You know that feeling when dashboards look perfect but your logs are scattered across a dozen servers? That’s the pain Kibana Tomcat integration fixes. It pulls the story together, giving visibility from browser to thread without forcing you to stitch headers, filters, or regexes by hand.
Kibana visualizes logs, metrics, and traces inside the Elastic stack. Tomcat, the classic Java application container, emits detailed access and error logs but at volume that’s painful to parse. When you connect the two, Kibana turns those raw lines into living insight: request latency trends, failed deployments, authentication flows, and performance anomalies all mapped in one place.
Integrating Kibana with Tomcat isn’t a black art. It’s about connecting the application layer’s output to the indexing logic Elasticsearch expects. The workflow looks simple in practice. You send Tomcat logs to Filebeat or another shipper, which tags them with service metadata. Elasticsearch indexes those entries, Kibana reads them, and your graphs suddenly speak fluent JVM. The magic lies in structuring the log format well enough that you can query by route, user, or cluster without losing fidelity.

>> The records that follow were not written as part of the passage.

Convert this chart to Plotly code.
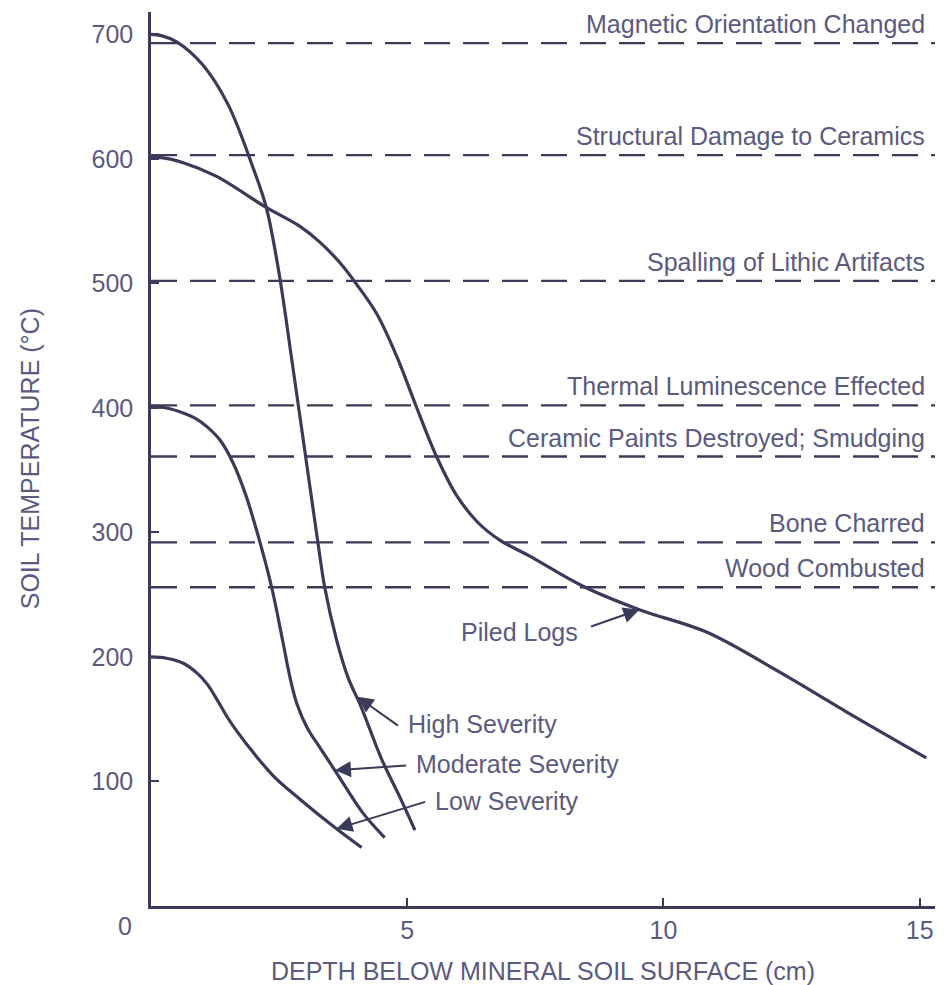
import plotly.graph_objects as go

# ---- data ----
high_x = [0, 0.2, 0.5, 1.0, 1.5, 2.0, 2.25, 2.5, 2.75, 3.0, 3.25, 3.39, 3.62, 3.85, 4.1, 4.5, 4.85, 5.15]
high_y = [700, 699, 694, 676, 644, 592, 561, 508, 438, 366, 294, 256, 214, 183, 160, 118, 88, 61]

mod_x = [0, 0.3, 0.63, 0.85, 1.09, 1.35, 1.6, 1.85, 2.1, 2.36, 2.57, 2.71, 2.85, 3.05, 3.3, 3.62, 4.13, 4.56]
mod_y = [401, 400, 396, 392, 385, 374, 356, 330, 296, 255, 213, 184, 162, 143, 127, 107, 75, 55]

low_x = [0, 0.3, 0.63, 0.9, 1.1, 1.3, 1.5, 1.7, 2.0, 2.4, 2.9, 3.62, 4.11]
low_y = [200, 199, 195, 187, 178, 165, 151, 139, 123, 104, 86, 62, 47]

logs_x = [0, 0.2, 0.63, 1.28, 2.25, 2.9, 3.3, 3.7, 4.0, 4.4, 4.8, 5.15, 5.55, 5.96, 6.38, 6.80, 7.39, 8.42, 9.53, 10.84, 12.26, 13.57, 15.13]
logs_y = [601, 601, 597, 586, 561, 546, 533, 516, 500, 476, 441, 404, 363, 330, 308, 294, 281, 257, 238, 220, 188, 156, 119]

thresholds = [693, 603, 502, 402, 361, 292, 256]
threshold_labels = [
    "Magnetic Orientation Changed",
    "Structural Damage to Ceramics",
    "Spalling of Lithic Artifacts",
    "Thermal Luminescence Effected",
    "Ceramic Paints Destroyed; Smudging",
    "Bone Charred",
    "Wood Combusted",
]

y_ticks = [100, 200, 300, 400, 500, 600, 700]
x_ticks = [5, 10, 15]

curve_labels = ["High Severity", "Moderate Severity", "Low Severity", "Piled Logs"]
label_y = [146, 114, 84, 220]
arrow_tail = [(4.85, 144), (5.01, 113), (5.38, 84), (8.56, 224)]
arrow_head = [(4.03, 168), (3.59, 109), (3.62, 62), (9.53, 238)]

LINE = "#3b3a58"
TEXT = "#5b5a80"
FONT = "Liberation Sans, Arial, Helvetica, sans-serif"
FS = 25

fig = go.Figure()

X_END = 15.3
for t in thresholds:
    fig.add_trace(go.Scatter(x=[0, X_END], y=[t, t], mode="lines",
                             line=dict(color=LINE, width=2.3, dash="26px,13px"),
                             hoverinfo="skip", showlegend=False))

for xs, ys in [(high_x, high_y), (mod_x, mod_y), (low_x, low_y), (logs_x, logs_y)]:
    fig.add_trace(go.Scatter(x=xs, y=ys, mode="lines",
                             line=dict(color=LINE, width=3.2, shape="spline", smoothing=1.0),
                             hoverinfo="skip", showlegend=False))

annotations = []
for t, lab in zip(thresholds, threshold_labels):
    annotations.append(dict(x=15.15, y=t, xref="x", yref="y", text=lab, showarrow=False,
                            xanchor="right", yanchor="bottom", yshift=3,
                            font=dict(family=FONT, size=FS, color=TEXT)))

for lab, ly, (tx, ty), (hx, hy) in zip(curve_labels, label_y, arrow_tail, arrow_head):
    if lab == "Piled Logs":
        annotations.append(dict(x=tx, y=ly, xref="x", yref="y", text=lab, showarrow=False,
                                xanchor="right", yanchor="middle", xshift=-10,
                                font=dict(family=FONT, size=FS, color=TEXT)))
    else:
        annotations.append(dict(x=tx, y=ly, xref="x", yref="y", text=lab, showarrow=False,
                                xanchor="left", yanchor="middle", xshift=6,
                                font=dict(family=FONT, size=FS, color=TEXT)))
    annotations.append(dict(x=hx, y=hy, xref="x", yref="y", ax=tx, ay=ty, axref="x", ayref="y",
                            text="", showarrow=True, arrowhead=2, arrowsize=1.6, arrowwidth=2,
                            arrowcolor=LINE))

annotations.append(dict(x=0, y=0, xref="x", yref="y", text="0", showarrow=False,
                        xanchor="center", yanchor="middle", xshift=-26, yshift=-20,
                        font=dict(family=FONT, size=FS, color=TEXT)))

annotations.append(dict(x=-0.154, y=0.5, xref="paper", yref="paper", text="SOIL TEMPERATURE (°C)",
                        showarrow=False, textangle=-90, xanchor="center", yanchor="middle",
                        font=dict(family=FONT, size=FS, color=TEXT)))

fig.update_layout(
    width=936, height=977,
    margin=dict(l=143, r=9, t=4, b=79),
    paper_bgcolor="white", plot_bgcolor="white",
    annotations=annotations,
    xaxis=dict(range=[0, X_END], tickvals=x_ticks, ticktext=[str(v) for v in x_ticks],
               ticks="inside", ticklen=8, tickwidth=2, tickcolor=LINE,
               showline=True, linecolor=LINE, linewidth=2.5, showgrid=False, zeroline=False,
               tickfont=dict(family=FONT, size=FS, color=TEXT),
               title=dict(text="DEPTH BELOW MINERAL SOIL SURFACE (cm)", standoff=20,
                          font=dict(family=FONT, size=FS, color=TEXT))),
    yaxis=dict(range=[0, 718], tickvals=y_ticks, ticktext=[str(v) for v in y_ticks],
               ticks="inside", ticklen=8, tickwidth=2, tickcolor=LINE,
               showline=True, linecolor=LINE, linewidth=2.5, showgrid=False, zeroline=False,
               ticklabelstandoff=10,
               tickfont=dict(family=FONT, size=FS, color=TEXT)),
)

fig.write_html("out.html")
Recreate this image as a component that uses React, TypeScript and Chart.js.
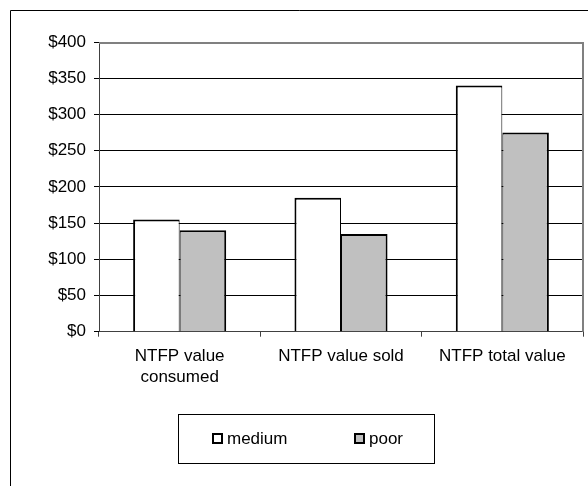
import React, { useEffect, useRef } from 'react';
import { Chart, registerables } from 'chart.js';

Chart.register(...registerables);

const categories: (string | string[])[] = [['NTFP value', 'consumed'], 'NTFP value sold', 'NTFP total value'];
const seriesNames = ['medium', 'poor'];
const mediumValues = [155, 185, 340];
const poorValues = [140, 135, 275];
const yMin = 0;
const yMax = 400;
const yStep = 50;

const FONT = "'Liberation Sans', Arial, sans-serif";
const FONT_SIZE = 17;

const framePlugin = {
  id: 'frame',
  afterDraw(chart: any) {
    const { ctx, chartArea } = chart;
    ctx.save();
    // outer chart border (extends past the page edges)
    ctx.strokeStyle = '#000';
    ctx.lineWidth = 1;
    ctx.beginPath();
    ctx.moveTo(10.5, 486);
    ctx.lineTo(10.5, 10.5);
    ctx.lineTo(588, 10.5);
    ctx.stroke();
    // plot area border top & right (grey)
    ctx.strokeStyle = '#808080';
    ctx.lineWidth = 2;
    ctx.beginPath();
    ctx.moveTo(chartArea.left, chartArea.top + 1);
    ctx.lineTo(chartArea.right, chartArea.top + 1);
    ctx.lineTo(chartArea.right, chartArea.bottom);
    ctx.stroke();
    // legend
    ctx.strokeStyle = '#000';
    ctx.lineWidth = 1;
    ctx.strokeRect(178.5, 414.5, 256, 49);
    const itemX = [212, 354];
    chart.data.datasets.forEach((ds: any, i: number) => {
      const x = itemX[i];
      ctx.fillStyle = ds.backgroundColor;
      ctx.fillRect(x, 433, 11, 11);
      ctx.strokeStyle = '#000';
      ctx.lineWidth = 2;
      ctx.strokeRect(x + 1, 434, 9, 9);
      ctx.fillStyle = '#000';
      ctx.font = `${FONT_SIZE}px ${FONT}`;
      ctx.textBaseline = 'middle';
      ctx.textAlign = 'left';
      ctx.fillText(ds.label, x + 15, 439);
    });
    ctx.restore();
  },
};

export default function App() {
  const ref = useRef<HTMLCanvasElement>(null);
  useEffect(() => {
    const chart = new Chart(ref.current as HTMLCanvasElement, {
      type: 'bar',
      data: {
        labels: categories,
        datasets: [
          {
            label: seriesNames[0],
            data: mediumValues,
            backgroundColor: '#ffffff',
            borderColor: '#000000',
            borderWidth: { top: 2, left: 2, right: 1, bottom: 0 },
            borderSkipped: 'start',
          },
          {
            label: seriesNames[1],
            data: poorValues,
            backgroundColor: '#c0c0c0',
            borderColor: '#000000',
            borderWidth: { top: 2, left: 1, right: 2, bottom: 0 },
            borderSkipped: 'start',
          },
        ],
      },
      options: {
        responsive: false,
        animation: false,
        devicePixelRatio: 1,
        layout: { padding: { top: 42, right: 5, left: 0, bottom: 0 } },
        datasets: { bar: { categoryPercentage: 0.577, barPercentage: 1 } },
        plugins: { legend: { display: false }, tooltip: { enabled: false } },
        scales: {
          x: {
            afterFit: (scale: any) => {
              scale.height = 154.3;
            },
            grid: {
              drawOnChartArea: false,
              drawTicks: true,
              tickLength: 5,
              color: '#404040',
              offset: true,
            },
            border: { display: true, color: '#404040', width: 1 },
            ticks: {
              color: '#000',
              padding: 9,
              maxRotation: 0,
              autoSkip: false,
              font: { family: FONT, size: FONT_SIZE, lineHeight: 1.25 },
            },
          },
          y: {
            min: yMin,
            max: yMax,
            afterFit: (scale: any) => {
              scale.width = 99;
            },
            grid: { color: '#000', lineWidth: 1, drawTicks: true, tickLength: 5 },
            border: { display: true, color: '#404040', width: 1 },
            ticks: {
              stepSize: yStep,
              color: '#000',
              padding: 8,
              font: { family: FONT, size: FONT_SIZE },
              callback: (v: any) => '$' + v,
            },
          },
        },
      },
      plugins: [framePlugin],
    });
    return () => chart.destroy();
  }, []);
  return (
    <div style={{ position: 'fixed', left: 0, top: 0, width: 588, height: 486, background: '#fff' }}>
      <canvas ref={ref} width={588} height={486} style={{ display: 'block' }} />
    </div>
  );
}
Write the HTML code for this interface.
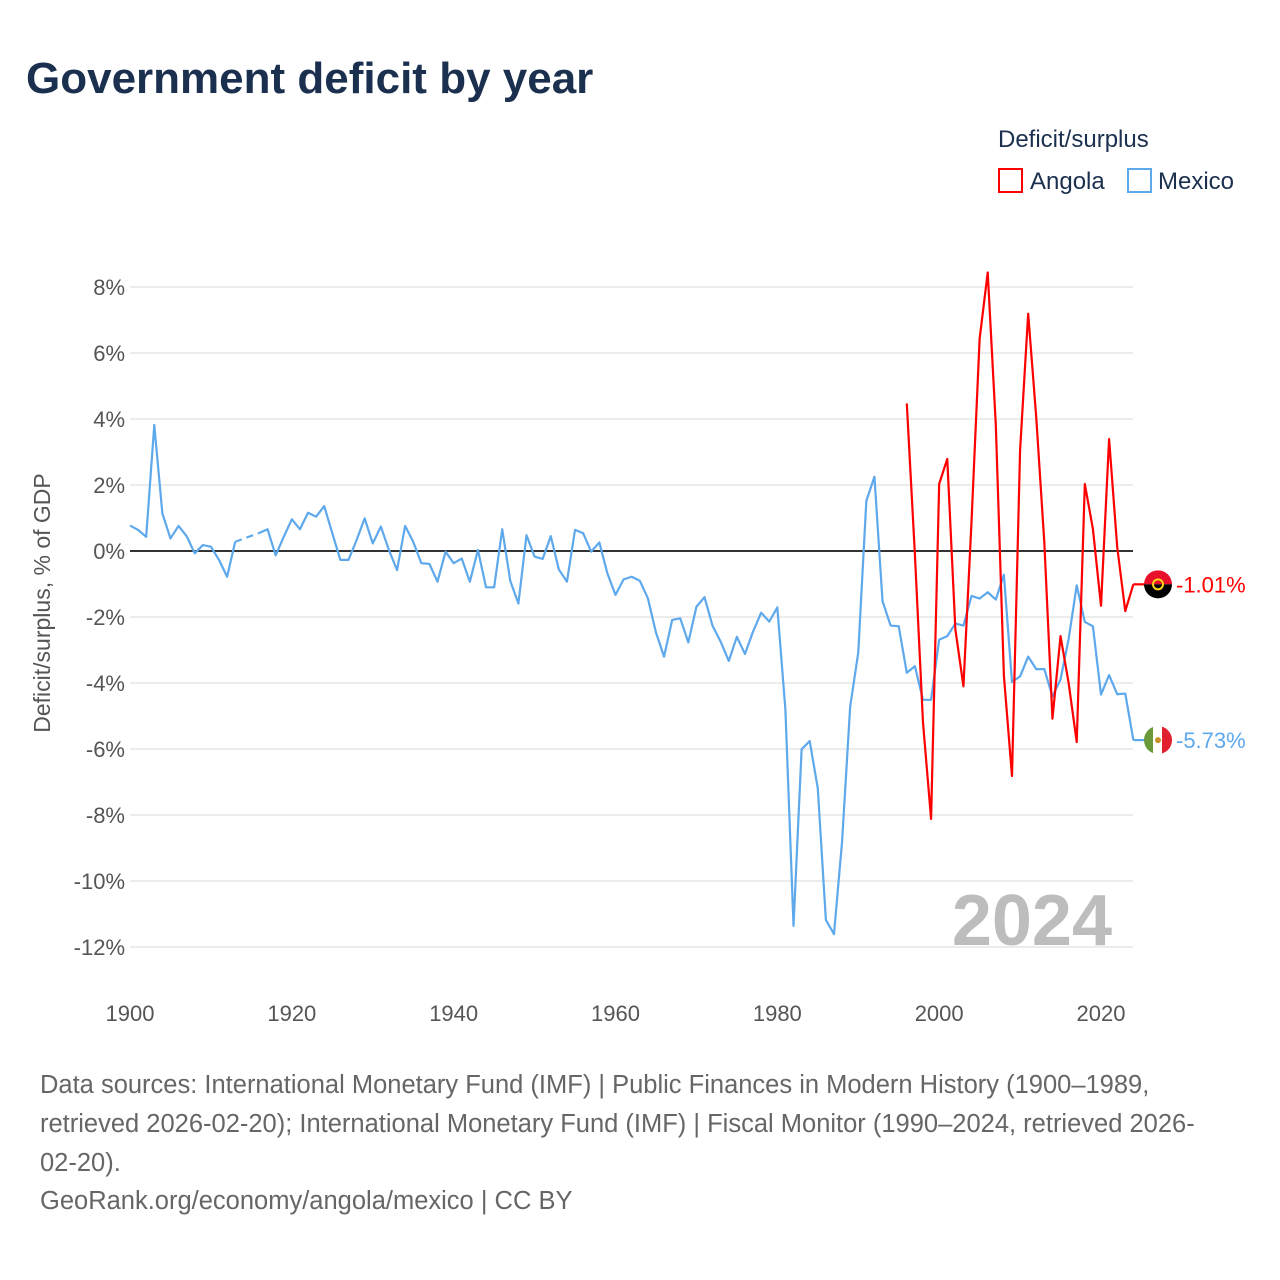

Best practices that keep logs sane:
- Stick to JSON log formatting. Filebeat parses it efficiently and Kibana filters cleanly.
- Use consistent timestamp fields and time zones. Nothing kills debugging faster than drifting clocks.
- Tag every line with deployment environment and service name. You’ll thank yourself when staging goes quiet.
- Rotate secrets or tokens referenced in debugging output. Compliance rules like SOC 2 apply even to internal dashboards.
- Map roles via SAML or OIDC. If you already use Okta or AWS IAM, extending those identities into Kibana avoids fragile manual access lists.
Once configured, Kibana Tomcat becomes more than a log viewer. It becomes a performance and security review cockpit. Every dashboard interaction cuts minutes off manual grep sessions and surfaces latency before it hits customers.